I did talk to my doctor at my annual checkup. That helped my anxiety a lot. We ruled out anything serious. It was basically, “Yeah, bodies do this sometimes.”

That moment gave me relief. Not a cure. Just peace.

If you’re worried, get it checked. Not because something is wrong. But because peace of mind is underrated.


The stuff that didn’t work (for me, anyway)

I hate when blogs pretend every tip works for everyone. That’s not real life.

Things I tried that didn’t do much for me:

  • Spearmint tea every day
    (I forgot half the time. Also, no big change.)

  • DIY turmeric masks
    (Yellow chin. Looked like I ate mustard with my face.)

  • Expensive “laser at home” gadgets
    (Slow. Inconsistent. Kinda bulky.)

That doesn’t mean they’re scams. Just… my results were meh. I wish I hadn’t spent money so fast. If I could go back, I’d wait before buying gadgets. See what simple habits do first.

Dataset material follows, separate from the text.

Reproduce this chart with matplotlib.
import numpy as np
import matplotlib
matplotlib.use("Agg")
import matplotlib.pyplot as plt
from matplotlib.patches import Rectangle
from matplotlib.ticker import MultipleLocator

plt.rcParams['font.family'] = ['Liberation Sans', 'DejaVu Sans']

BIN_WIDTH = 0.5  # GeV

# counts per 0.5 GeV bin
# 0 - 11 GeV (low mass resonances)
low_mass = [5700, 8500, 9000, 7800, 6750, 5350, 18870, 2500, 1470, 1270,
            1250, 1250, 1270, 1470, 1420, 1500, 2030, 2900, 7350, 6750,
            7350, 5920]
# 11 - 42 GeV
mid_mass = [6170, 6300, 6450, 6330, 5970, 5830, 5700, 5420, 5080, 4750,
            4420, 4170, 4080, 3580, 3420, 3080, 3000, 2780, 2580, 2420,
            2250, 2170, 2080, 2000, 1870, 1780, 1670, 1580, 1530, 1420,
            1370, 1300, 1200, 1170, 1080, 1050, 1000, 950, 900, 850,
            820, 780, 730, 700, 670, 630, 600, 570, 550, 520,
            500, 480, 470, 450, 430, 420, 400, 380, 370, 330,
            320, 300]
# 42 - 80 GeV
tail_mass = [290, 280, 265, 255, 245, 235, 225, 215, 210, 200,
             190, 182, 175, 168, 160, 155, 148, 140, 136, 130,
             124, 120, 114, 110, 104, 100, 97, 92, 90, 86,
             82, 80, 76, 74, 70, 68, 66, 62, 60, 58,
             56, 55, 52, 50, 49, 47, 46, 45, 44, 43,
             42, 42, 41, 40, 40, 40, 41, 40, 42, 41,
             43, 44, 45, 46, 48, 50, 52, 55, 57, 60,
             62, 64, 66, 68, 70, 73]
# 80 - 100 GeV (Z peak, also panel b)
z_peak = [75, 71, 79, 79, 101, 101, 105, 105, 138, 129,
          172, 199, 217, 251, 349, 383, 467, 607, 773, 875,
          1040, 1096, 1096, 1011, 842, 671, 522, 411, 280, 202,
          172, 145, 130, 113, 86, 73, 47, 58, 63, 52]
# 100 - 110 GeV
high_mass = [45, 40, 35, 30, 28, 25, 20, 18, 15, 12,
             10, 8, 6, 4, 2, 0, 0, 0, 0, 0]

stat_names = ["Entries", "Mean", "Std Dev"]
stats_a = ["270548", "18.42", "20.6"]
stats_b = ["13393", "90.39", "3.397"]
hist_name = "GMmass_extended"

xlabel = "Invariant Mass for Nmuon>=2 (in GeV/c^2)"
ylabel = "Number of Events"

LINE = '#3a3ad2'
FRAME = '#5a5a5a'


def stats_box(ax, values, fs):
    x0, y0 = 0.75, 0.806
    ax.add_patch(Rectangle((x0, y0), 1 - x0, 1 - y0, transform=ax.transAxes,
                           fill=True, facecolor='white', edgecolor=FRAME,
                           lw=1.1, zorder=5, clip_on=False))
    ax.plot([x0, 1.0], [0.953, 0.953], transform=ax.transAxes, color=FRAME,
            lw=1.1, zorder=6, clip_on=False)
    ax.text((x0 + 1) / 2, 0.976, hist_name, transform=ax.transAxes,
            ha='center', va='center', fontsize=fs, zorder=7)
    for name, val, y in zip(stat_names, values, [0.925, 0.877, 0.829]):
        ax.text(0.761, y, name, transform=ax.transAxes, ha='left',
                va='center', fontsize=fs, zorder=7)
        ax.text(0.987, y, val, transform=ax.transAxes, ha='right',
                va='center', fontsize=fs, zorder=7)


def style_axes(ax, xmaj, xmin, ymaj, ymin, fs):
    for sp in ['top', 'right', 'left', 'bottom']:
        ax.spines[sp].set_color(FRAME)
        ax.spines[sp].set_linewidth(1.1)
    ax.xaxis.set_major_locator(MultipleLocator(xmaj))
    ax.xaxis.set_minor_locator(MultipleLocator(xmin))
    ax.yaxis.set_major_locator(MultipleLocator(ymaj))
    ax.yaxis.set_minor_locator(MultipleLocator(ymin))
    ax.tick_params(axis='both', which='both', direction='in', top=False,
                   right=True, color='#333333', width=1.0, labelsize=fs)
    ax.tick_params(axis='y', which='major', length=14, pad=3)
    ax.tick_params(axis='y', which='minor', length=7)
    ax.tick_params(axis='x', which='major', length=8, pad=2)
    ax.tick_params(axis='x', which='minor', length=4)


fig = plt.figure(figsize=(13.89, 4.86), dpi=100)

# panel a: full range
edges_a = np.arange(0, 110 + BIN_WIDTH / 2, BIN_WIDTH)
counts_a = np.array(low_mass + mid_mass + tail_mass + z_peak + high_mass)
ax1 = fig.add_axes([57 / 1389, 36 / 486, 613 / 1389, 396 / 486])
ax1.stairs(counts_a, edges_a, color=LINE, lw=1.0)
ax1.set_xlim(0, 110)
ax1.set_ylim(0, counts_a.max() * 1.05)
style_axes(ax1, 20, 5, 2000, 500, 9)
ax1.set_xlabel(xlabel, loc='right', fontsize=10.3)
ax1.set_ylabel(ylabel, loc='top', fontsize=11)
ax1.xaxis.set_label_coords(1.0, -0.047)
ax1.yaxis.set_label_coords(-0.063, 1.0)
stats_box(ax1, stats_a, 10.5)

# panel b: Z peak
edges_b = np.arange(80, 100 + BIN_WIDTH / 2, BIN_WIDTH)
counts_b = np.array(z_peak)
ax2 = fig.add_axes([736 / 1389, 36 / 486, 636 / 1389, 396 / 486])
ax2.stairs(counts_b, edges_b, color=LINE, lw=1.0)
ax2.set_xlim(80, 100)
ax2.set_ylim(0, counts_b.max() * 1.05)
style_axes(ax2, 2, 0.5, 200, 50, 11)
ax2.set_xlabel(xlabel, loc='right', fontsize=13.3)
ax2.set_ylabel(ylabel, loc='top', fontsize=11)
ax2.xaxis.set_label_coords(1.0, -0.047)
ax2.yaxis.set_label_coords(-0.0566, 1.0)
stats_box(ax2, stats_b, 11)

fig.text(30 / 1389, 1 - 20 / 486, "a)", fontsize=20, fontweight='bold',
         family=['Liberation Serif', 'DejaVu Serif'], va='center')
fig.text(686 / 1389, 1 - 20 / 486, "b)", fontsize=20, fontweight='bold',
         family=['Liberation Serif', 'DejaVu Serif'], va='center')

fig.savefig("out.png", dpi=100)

How long did it take to feel okay about it?

This part surprised me.

The hair didn’t magically stop. But my stress around it dropped after a few months. Once I had a routine, it stopped feeling like a crisis. It became like shaving legs. Annoying. Manageable.

Timeline for me:

  • Week 1–2: obsessed

  • Month 1: annoyed

  • Month 2: more chill

  • Month 3: barely thinking about it daily

Still, some days hit harder. Bad lighting days. PMS days. Days when I’m already tired. That’s normal. Be gentle with yourself on those days.


The confidence shift (this one’s weird but real)

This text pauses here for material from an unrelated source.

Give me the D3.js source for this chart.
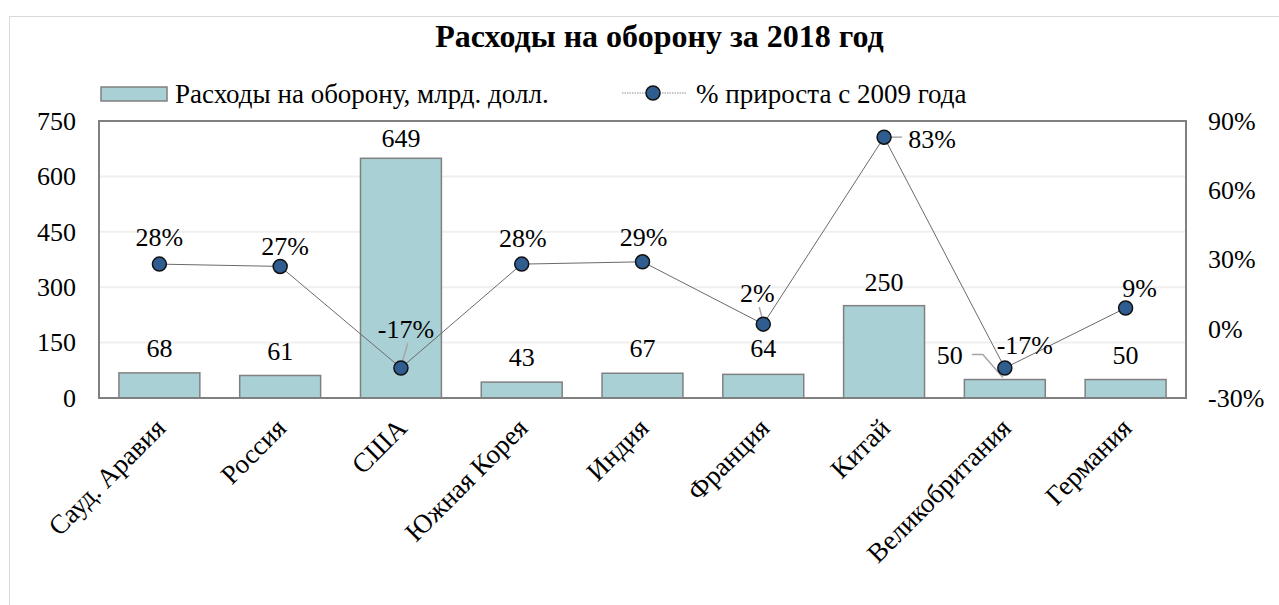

At some point, I caught myself in the mirror and didn’t flinch. The hair wasn’t there because I’d taken care of it. But the bigger change was… I wasn’t scanning my face with panic anymore.

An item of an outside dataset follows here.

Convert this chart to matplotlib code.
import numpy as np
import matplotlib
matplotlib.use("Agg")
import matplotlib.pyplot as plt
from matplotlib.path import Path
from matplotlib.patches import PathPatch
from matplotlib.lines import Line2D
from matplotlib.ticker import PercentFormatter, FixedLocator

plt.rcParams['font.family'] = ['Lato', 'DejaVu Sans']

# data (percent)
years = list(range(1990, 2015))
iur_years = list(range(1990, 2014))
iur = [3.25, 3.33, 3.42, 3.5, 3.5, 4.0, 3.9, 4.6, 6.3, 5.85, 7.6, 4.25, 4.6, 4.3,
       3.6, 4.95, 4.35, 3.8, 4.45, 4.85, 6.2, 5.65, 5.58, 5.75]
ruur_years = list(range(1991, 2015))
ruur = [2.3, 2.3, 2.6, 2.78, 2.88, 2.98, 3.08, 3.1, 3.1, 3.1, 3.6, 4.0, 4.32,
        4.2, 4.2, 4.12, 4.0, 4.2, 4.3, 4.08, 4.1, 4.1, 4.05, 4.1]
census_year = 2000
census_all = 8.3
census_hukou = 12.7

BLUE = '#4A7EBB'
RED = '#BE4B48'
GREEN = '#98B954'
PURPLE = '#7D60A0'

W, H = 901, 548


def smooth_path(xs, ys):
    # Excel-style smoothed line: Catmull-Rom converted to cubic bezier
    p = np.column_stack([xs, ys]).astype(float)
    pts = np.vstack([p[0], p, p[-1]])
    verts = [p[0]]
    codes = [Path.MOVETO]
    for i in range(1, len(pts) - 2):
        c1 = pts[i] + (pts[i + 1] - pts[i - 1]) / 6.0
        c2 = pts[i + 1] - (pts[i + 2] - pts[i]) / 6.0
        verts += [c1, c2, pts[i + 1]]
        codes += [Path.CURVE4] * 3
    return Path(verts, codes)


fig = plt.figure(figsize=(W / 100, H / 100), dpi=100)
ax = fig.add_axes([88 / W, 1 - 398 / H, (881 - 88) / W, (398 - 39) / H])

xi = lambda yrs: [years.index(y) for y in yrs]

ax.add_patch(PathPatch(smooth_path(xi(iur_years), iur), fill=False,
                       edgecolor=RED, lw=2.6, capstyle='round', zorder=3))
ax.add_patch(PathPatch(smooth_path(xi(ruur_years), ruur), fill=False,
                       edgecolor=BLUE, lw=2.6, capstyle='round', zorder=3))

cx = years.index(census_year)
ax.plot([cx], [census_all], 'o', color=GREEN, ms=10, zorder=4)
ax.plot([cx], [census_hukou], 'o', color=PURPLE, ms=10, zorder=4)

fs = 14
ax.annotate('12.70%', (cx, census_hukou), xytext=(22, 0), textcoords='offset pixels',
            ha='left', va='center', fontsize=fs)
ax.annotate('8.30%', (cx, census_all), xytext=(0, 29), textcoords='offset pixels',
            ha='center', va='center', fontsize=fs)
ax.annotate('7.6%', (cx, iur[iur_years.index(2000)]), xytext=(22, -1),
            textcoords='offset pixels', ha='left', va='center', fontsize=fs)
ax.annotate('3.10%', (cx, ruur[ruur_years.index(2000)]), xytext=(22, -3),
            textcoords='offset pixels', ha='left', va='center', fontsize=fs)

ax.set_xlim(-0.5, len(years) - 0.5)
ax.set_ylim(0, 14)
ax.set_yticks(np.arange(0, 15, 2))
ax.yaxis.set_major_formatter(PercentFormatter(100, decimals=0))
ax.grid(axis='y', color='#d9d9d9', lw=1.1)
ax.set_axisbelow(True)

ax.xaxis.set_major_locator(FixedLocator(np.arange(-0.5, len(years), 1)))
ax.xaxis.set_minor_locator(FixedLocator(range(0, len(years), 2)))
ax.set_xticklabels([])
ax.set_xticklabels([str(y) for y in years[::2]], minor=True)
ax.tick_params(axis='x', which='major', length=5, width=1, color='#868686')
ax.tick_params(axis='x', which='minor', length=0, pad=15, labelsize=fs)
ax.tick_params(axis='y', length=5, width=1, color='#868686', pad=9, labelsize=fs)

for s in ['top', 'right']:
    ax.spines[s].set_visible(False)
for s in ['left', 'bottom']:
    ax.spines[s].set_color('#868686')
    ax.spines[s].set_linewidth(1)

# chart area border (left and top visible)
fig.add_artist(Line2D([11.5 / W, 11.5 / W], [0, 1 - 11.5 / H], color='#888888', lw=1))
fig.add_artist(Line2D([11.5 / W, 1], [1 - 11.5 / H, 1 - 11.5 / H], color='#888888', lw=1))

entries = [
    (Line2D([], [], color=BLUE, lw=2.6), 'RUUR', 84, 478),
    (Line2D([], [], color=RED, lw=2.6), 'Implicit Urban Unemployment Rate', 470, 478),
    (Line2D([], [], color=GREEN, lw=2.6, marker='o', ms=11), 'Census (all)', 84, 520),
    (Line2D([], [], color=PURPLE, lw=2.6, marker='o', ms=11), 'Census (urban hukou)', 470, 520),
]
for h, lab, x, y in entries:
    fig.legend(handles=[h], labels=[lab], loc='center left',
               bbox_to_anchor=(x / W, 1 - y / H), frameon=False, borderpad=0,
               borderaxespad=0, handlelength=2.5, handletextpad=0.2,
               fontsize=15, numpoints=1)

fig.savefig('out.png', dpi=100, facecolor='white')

That mental shift mattered more than any method.

A few tiny mindset tweaks that helped me:

  • I stopped calling it “gross” in my head

  • I joked about it with close friends

  • I stopped assuming people noticed

  • I reminded myself that faces aren’t porcelain dolls

That last one stuck. Faces move. Change. Grow weird hairs. That’s being alive.


Practical takeaways (stuff I wish I knew earlier)

If I could DM my past self, I’d say:

  • Don’t rush. Fast fixes cause skin drama.

  • Clean skin first. Always.

  • Pick one method and give it time.

  • Cheap tools can work fine.

  • Don’t compare your chin to Instagram filters.

  • If you’re worried, ask a doctor. It’s okay.

Also… be kind to your face. It’s been with you through a lot.


I know this can feel awkward. Even lonely. Especially when it pops up out of nowhere. But you’re not failing at being a woman because of a few stubborn hairs. You’re just dealing with a normal, annoying body thing.

So no — this isn’t magic. But for me? Yeah. Things finally felt… manageable.